start Recorded information

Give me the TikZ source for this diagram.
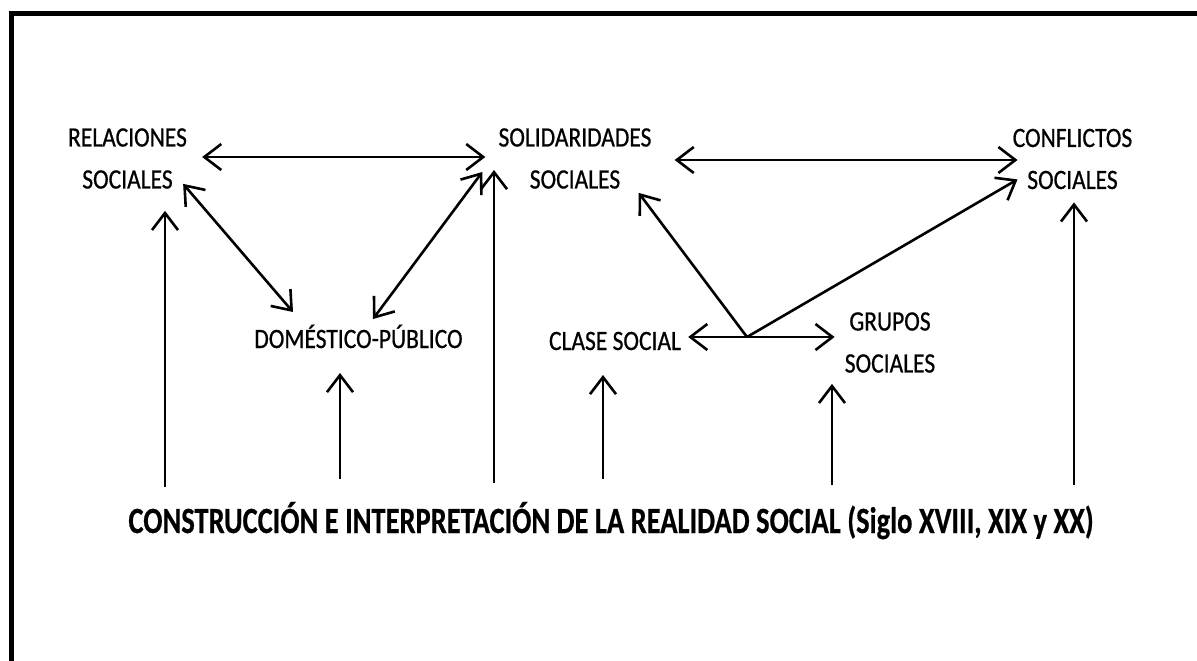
\documentclass[tikz,border=0pt]{standalone}
\usepackage{fontspec}
\setmainfont{Carlito}
\newfontfamily\lblfont[FakeStretch=0.84, FakeBold=0.7]{Carlito}
\newfontfamily\basefont[FakeStretch=0.77, FakeBold=0.5]{Carlito}
\usetikzlibrary{arrows.meta, calc}
\tikzset{
  concept/.style={inner sep=0pt, align=center, font=\lblfont\fontsize{28}{42}\selectfont},
  link/.style={line width=2.6pt, {Straight Barb[length=17pt, width=26pt]}-{Straight Barb[length=17pt, width=26pt]}},
  up/.style={line width=2.6pt, -{Straight Barb[length=17pt, width=26pt]}}
}

\begin{document}
\begin{tikzpicture}[x=1pt, y=-1pt]
  \useasboundingbox (0,0) rectangle (1197,661);
  \clip (0,0) rectangle (1197,661);
  \draw[line width=4.5pt] (11.5,13.5) rectangle (1230,700);

  \node[concept] (rel) at (127.5,158.5) {RELACIONES\\SOCIALES};
  \node[concept] (sol) at (575,158.5) {SOLIDARIDADES\\SOCIALES};
  \node[concept] (conf) at (1072.5,159) {CONFLICTOS\\SOCIALES};
  \node[concept, anchor=base] (dom) at (358.5,348) {DOMÉSTICO-PÚBLICO};
  \node[concept, anchor=base] (clase) at (615,350) {CLASE SOCIAL};
  \node[concept] (grupos) at (890,342.5) {GRUPOS\\SOCIALES};
  \node[inner sep=0pt, anchor=base, font=\basefont\bfseries\fontsize{37}{40}\selectfont] (base) at (611,533)
    {CONSTRUCCIÓN E INTERPRETACIÓN DE LA REALIDAD SOCIAL (Siglo XVIII, XIX y XX)};

  \draw[link] ($(rel.east)+(15,-1.5)$) -- ($(sol.west)+(-13,-1.5)$);
  \draw[link] ($(sol.east)+(23,1.5)$) -- ($(conf.west)+(5,1)$);
  \draw[link] ($(rel.south east)+(-4,-5)$) -- ($(dom.base)+(-65.5,-36)$);
  \draw[link] ($(sol.west)+(-16,13.5)$) -- ($(dom.base)+(14.5,-29)$);

  \coordinate (hub) at ($(clase.base)+(132,-13)$);
  \draw[link] ($(clase.base east)+(7,-13)$) -- ($(grupos.west)+(-10,-5.5)$);
  \draw[up] (hub) -- ($(sol.south east)+(-13,4)$);
  \draw[up] (hub) -- ($(conf.south west)+(5,-10)$);

  \coordinate (f1) at (165,487);
  \coordinate (f2) at (340,479);
  \coordinate (f3) at (494,483);
  \coordinate (f4) at (603,479);
  \coordinate (f5) at (832,485);
  \coordinate (f6) at (1074,485);
  \draw[up] (f1) -- ($(f1 |- rel.south)+(0,22)$);
  \draw[up] (f2) -- ($(f2 |- dom.base)+(0,25)$);
  \draw[up] (f3) -- ($(f3 |- sol.center)+(0,11.5)$);
  \draw[up] (f4) -- ($(f4 |- clase.base)+(0,25)$);
  \draw[up] (f5) -- ($(f5 |- grupos.south)+(0,11)$);
  \draw[up] (f6) -- ($(f6 |- conf.south)+(0,13)$);
\end{tikzpicture}
\end{document}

end Recorded information

What the exercise asks:
Your task is to restate word for word the lines from the top of the data to the line containing "(11.5,13.5) rectangle (1230,700);", both ends included, with every picture left out.

Answer to this problem:
Give me the TikZ source for this diagram.
\documentclass[tikz,border=0pt]{standalone}
\usepackage{fontspec}
\setmainfont{Carlito}
\newfontfamily\lblfont[FakeStretch=0.84, FakeBold=0.7]{Carlito}
\newfontfamily\basefont[FakeStretch=0.77, FakeBold=0.5]{Carlito}
\usetikzlibrary{arrows.meta, calc}
\tikzset{
  concept/.style={inner sep=0pt, align=center, font=\lblfont\fontsize{28}{42}\selectfont},
  link/.style={line width=2.6pt, {Straight Barb[length=17pt, width=26pt]}-{Straight Barb[length=17pt, width=26pt]}},
  up/.style={line width=2.6pt, -{Straight Barb[length=17pt, width=26pt]}}
}

\begin{document}
\begin{tikzpicture}[x=1pt, y=-1pt]
  \useasboundingbox (0,0) rectangle (1197,661);
  \clip (0,0) rectangle (1197,661);
  \draw[line width=4.5pt] (11.5,13.5) rectangle (1230,700);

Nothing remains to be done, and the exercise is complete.